This Game of Thrones climate model is what’s been missing from your life
A central conceit of George R.R. Martin’s A Song of Ice and Fire books (and the popular HBO series Game of Thrones based on them) is that the seasons of the planet where they take place are not as predictable as the Earth’s annual cycle. Somehow the phrase “winter is coming” wouldn’t seem as foreboding if you could reply, “Yes, that usually happens in December through February.”
But how could a planet have unruly seasons? Earth’s seasons are due to the tilt of its axis. During one part of Earth’s orbit, the Northern Hemisphere is tilted away from the Sun, with the resulting indirect sunlight spread thin over the surface of the hemisphere, causing winter. On the opposite side of its orbit, summer comes as this hemisphere is tilted toward direct sunlight. There isn’t much room in such clockwork for randomness.
Well, if you’ve ever wanted to debate fan theories, here’s an excellent new resource for you to draw from: a real climate model simulation of Westeros and Essos.
The study appears to have been published by one Samwell Tarly, who notes an affiliation to The Citadel in Oldtown—and also The University of Bristol in the UK. (The effort bears a frankly suspicious resemblance to a climate model of Middle Earth created by a Radagast the Brown.) The new paper comprises what is apparently the very first issue of The Philosophical Transactions of the Royal Society of King’s Landing, a new journal that should not be confused with the long-lived (and nearly identically named) publication of the UK Royal Society. And yes, it is available in the languages of Dothraki and High Valyrian.
The goal of this bit of fun was to see if there was a way to simulate Martin’s world by tweaking a climate model of the Earth. The author took some liberties to fill in the partial map of the “known world” in Martin’s books. And while fan explanations for Martin’s strange and long-lasting seasons have included wild variations of greenhouse gases to volcanic activity to ocean circulation patterns, the author finds these lacking, as there is at least one mention of shortened days during the long winter.
That points to an orbital mechanism. The author’s idea is this: if the planet’s axis wobbled in a circle once per orbit, the summer hemisphere could stay pointed at its equivalent of the Sun the entire time. The first attempt to simulate this configuration crashed the model as intense winds developed between the hemispheres, which reached radically different temperatures. But reducing the planet’s tilt from 23.5 degrees to 10 degrees smoothed out the extremes.
In a winter configuration, most of The North freezes, while much of the rest of Westeros actually stays pretty warm. And that’s especially true on the western side of the continent, which is warmed by ocean currents. During summer, on the other hand, only a small refuge north of The Wall stays frozen (a likely hibernation spot for White Walkers, the author notes. Warm, southern Westeros is bathed in tropical rain.

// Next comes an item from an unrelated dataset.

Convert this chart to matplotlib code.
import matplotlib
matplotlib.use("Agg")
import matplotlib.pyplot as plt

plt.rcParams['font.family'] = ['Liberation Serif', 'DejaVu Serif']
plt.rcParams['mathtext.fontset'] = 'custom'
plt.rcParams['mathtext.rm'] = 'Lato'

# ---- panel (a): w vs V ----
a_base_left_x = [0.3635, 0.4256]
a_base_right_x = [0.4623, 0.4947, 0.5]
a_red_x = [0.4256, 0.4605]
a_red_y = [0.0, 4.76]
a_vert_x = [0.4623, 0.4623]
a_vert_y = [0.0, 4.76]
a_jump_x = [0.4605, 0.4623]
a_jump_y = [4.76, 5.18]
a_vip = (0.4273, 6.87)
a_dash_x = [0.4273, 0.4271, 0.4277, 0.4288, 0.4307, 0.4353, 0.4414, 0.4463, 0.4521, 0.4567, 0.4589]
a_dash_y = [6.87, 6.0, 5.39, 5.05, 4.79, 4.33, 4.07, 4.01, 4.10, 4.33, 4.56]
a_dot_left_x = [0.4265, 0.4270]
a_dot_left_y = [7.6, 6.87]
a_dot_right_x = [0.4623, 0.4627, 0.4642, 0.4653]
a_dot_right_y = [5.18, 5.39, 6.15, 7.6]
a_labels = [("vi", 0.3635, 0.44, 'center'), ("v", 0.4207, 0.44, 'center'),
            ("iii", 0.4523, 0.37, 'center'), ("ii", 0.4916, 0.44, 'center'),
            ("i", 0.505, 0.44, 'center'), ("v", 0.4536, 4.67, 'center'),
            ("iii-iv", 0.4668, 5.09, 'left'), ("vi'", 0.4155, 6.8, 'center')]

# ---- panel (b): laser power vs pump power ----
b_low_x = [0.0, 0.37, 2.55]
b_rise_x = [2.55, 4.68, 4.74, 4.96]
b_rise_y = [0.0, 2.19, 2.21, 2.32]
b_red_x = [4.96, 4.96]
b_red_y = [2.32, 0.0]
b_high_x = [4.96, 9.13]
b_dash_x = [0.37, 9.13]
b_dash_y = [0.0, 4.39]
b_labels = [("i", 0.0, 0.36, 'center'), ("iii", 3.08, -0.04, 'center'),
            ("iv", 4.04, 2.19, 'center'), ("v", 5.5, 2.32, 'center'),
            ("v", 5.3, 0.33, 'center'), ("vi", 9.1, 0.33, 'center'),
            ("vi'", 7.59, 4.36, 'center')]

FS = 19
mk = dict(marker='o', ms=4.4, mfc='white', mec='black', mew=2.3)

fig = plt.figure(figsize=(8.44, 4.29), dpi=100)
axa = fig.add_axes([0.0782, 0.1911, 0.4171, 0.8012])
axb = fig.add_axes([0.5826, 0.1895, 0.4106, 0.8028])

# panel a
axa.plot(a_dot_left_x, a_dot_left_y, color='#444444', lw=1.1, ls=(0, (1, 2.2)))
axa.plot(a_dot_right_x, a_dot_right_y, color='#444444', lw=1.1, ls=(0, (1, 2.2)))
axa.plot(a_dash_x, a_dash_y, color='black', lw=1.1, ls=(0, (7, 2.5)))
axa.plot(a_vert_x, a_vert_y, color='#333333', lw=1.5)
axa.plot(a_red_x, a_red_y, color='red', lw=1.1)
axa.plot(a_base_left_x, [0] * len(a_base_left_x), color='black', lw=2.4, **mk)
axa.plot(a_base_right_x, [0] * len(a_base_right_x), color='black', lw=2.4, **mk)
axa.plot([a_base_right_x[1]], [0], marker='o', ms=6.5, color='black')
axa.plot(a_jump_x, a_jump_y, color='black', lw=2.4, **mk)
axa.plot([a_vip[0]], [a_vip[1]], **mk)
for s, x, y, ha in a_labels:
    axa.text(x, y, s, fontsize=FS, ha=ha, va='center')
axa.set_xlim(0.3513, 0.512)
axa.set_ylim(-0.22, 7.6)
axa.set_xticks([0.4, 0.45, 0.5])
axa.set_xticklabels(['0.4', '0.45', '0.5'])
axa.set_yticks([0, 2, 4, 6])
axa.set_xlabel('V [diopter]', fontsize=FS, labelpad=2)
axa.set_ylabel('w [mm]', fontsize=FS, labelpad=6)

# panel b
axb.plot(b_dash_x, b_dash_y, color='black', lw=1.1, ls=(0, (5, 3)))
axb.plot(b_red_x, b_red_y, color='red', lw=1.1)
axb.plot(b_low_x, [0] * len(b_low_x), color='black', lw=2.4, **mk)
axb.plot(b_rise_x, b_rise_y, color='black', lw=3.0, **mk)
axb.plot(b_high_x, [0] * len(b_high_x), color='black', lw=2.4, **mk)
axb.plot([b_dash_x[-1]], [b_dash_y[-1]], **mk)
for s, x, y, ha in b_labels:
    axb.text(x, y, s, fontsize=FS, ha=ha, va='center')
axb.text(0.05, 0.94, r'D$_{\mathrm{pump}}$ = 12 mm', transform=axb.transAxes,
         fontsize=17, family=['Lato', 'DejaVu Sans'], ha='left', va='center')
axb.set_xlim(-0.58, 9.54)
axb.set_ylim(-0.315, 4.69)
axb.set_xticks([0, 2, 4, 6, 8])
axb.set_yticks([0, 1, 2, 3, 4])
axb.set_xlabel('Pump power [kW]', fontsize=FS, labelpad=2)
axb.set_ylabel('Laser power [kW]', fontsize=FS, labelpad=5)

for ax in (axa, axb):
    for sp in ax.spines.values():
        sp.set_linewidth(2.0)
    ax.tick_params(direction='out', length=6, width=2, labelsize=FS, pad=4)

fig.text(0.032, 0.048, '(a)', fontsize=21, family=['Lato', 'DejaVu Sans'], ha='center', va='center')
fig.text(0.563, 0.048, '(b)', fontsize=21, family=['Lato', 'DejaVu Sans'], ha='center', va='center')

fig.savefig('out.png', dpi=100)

Referencing some weather data for the “real” Earth—apparently discovered on some dusty shelf of The Citadel Library—the author also finds some close comparisons. The winter climate at The Wall, for example, is similar to northern Sweden and Norway. At Casterly Rock—home to the Lannister family—summer conditions are equivalent to parts of eastern China or Houston, Texas.
There is, however, a major problem with this proposed explanation for long, unpredictable seasons. It seems to work pretty well for describing any single season, but needs a little deus ex machina to actually change from one season to another. There’s no good way to flip the odd orbital behavior that keeps one season locked in, leaving the young Tarly to posit “a passing comet or just the magic of the Seven.” How a suggestion like that slipped through peer review is unclear.

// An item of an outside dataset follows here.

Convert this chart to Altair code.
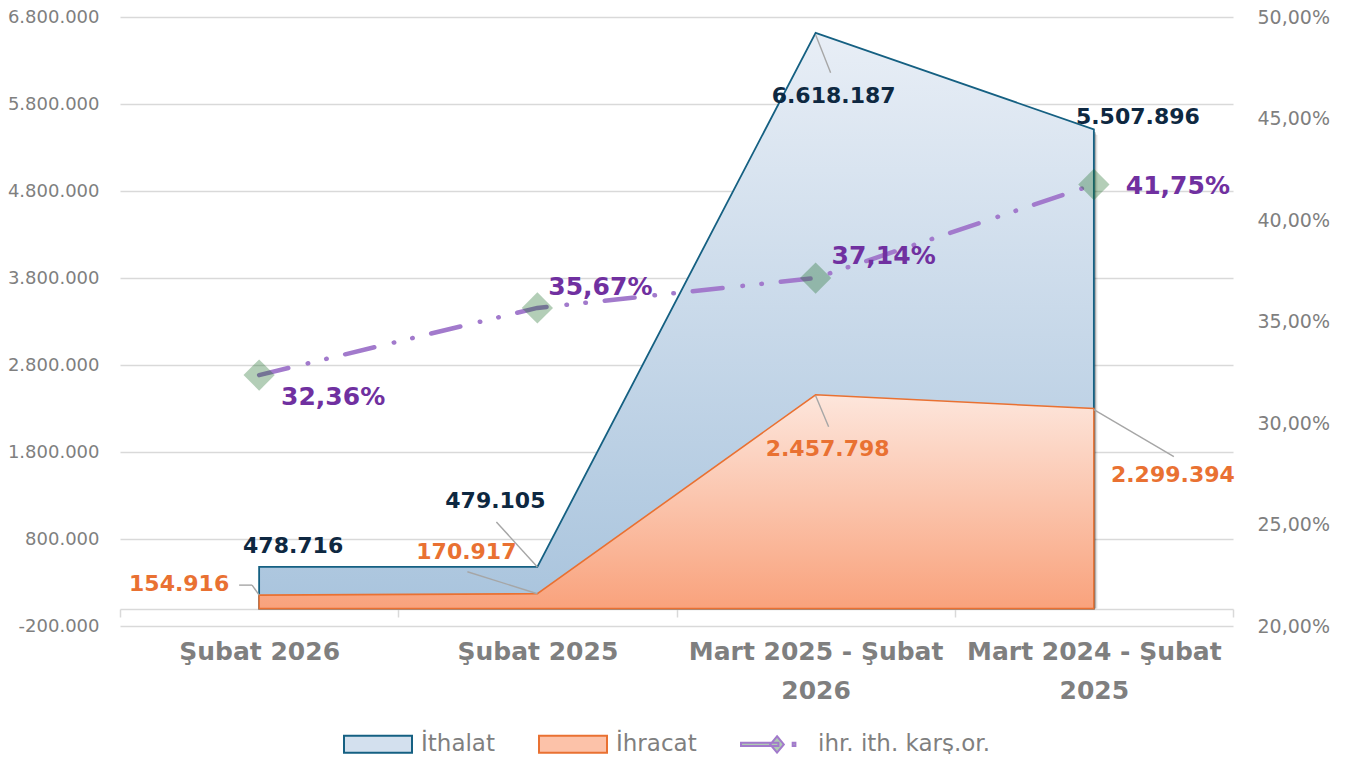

What’s more, the paper notes instances of characters in Martin’s books of navigating by the stars—which would be difficult if the constellations in the sky were rotating in an annual circuit.
At any rate, the paper also includes a measure of the GoT world’s sensitivity to changes in greenhouse gas concentrations. This is in response to reports of measured increases “likely due to the recent increase in dragon population in Essos, the deforestation of many regions associated with the increase in shipbuilding throughout Westeros and Essos, and the excessive use of wildfire.”
The simulations show about 2.1 degrees Celsius of warming for a doubling of the greenhouse gas concentration. That’s slightly less than the roughly 3-degrees best estimate for Earth, but this simulation could only run for 100 years, whereas simulations of Earth typically require several centuries to reach equilibrium.
Noting the potential impact of sea-level rise on King’s Landing, the author writes, “[A]s a climate scientist, I strongly encourage all the Kingdoms of our planet to reduce their emissions of carbon dioxide and seek alternative ‘renewable’ energy (such as windmills).”
On a slightly more serious note, Tarly’s light-hearted experiment is meant to help illustrate the value of climate models. They allow us to investigate our current world, or Earth’s past or future, or even another planet entirely—fictional or not. And as for the physically unavoidable consequences of an increased concentration of greenhouse gases on this planet or any other, a Dothraki saying comes to mind: “It is known.”